Symbolic interactionism is a social psychological theory developed from the work of Charles Horton Cooley and George Herbert Mead in the early part of the twentieth century (the actual name of the theory comes from Herbert Blumer, one of Mead's students). According to this theory, people inhabit a world that is in large part socially constructed. In particular, the meaning of objects, events, and behaviors comes from the interpretation people give them, and interpretations vary from one group to another. Cooley, in his theory of a "looking glass self," argued that the way we think about ourselves is particularly apt to be a reflection of other people's appraisals (or more accurately, our imagining of other people's appraisals) and that our self-concepts are built up in the intimate groups that he called "primary groups." Mead emphasized that human beings do not react directly to events; they act based on their interpretation of the meaning of events.

3. An example of symbolic interactionism: 

A student who built a clock or a terrorist? 

Unfit to be president? 

- Our society's greatest problem

Does it have to mean those things?



4. How does symbolic interactionism connect to social labels and categories?

5. Social Labels Project - Adobe Slate

A. Choose ANY social label. Describe that label. When people use that label to describe someone, what are the unstated assumptions about the person are implied by the use of that label. Does the label carry a positive or negative connotation? Is the label one that a person would give themselves, or that someone would give someone else, or both?

B. Ask 5 people (only one can be from your table) to describe what they think of when asked to imagine a person who is given the label you are investigating. Record their answers.

C. Analyze the possible social advantages or disadvantages of being given this label. Is it more likely to positively or negatively impact a person's life, self-esteem, or social status? Move them up or down the social ladder? Make them an "us" or a "them."

D. Identify and analyze one label that others have placed on you? What impact has that label played in how you live your life? Have you ever done anything that you personally did not want to do in order to fulfill the expectations of your label? Explain.

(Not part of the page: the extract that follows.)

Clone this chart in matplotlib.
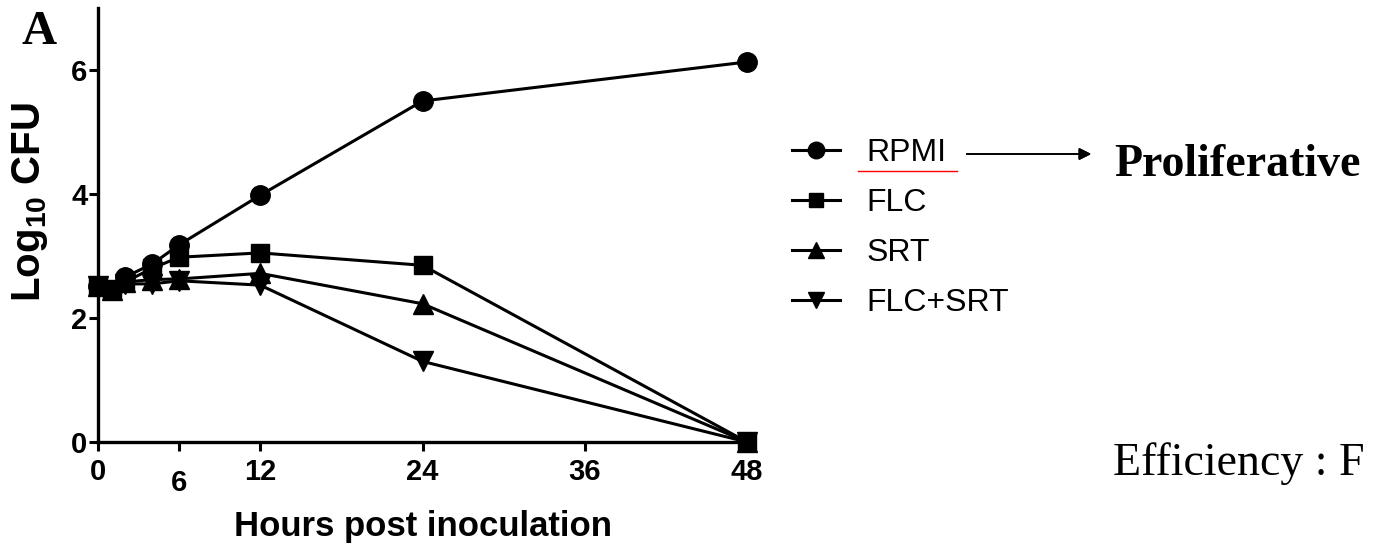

Your project must include the information from letters A-D above.

- Grading Rubric

1. The project contains all necessary information (A-D), and is accurate - 40 pts 
2. The information is presented in an aesthetically pleasing and creative way - 10 pts
3. The project is free of grammar and punctuation errors - 10

Due - 2/24


Late Policy - 6 points deducted for each day late, up to one week. After one week, the maximum grade is a 50%.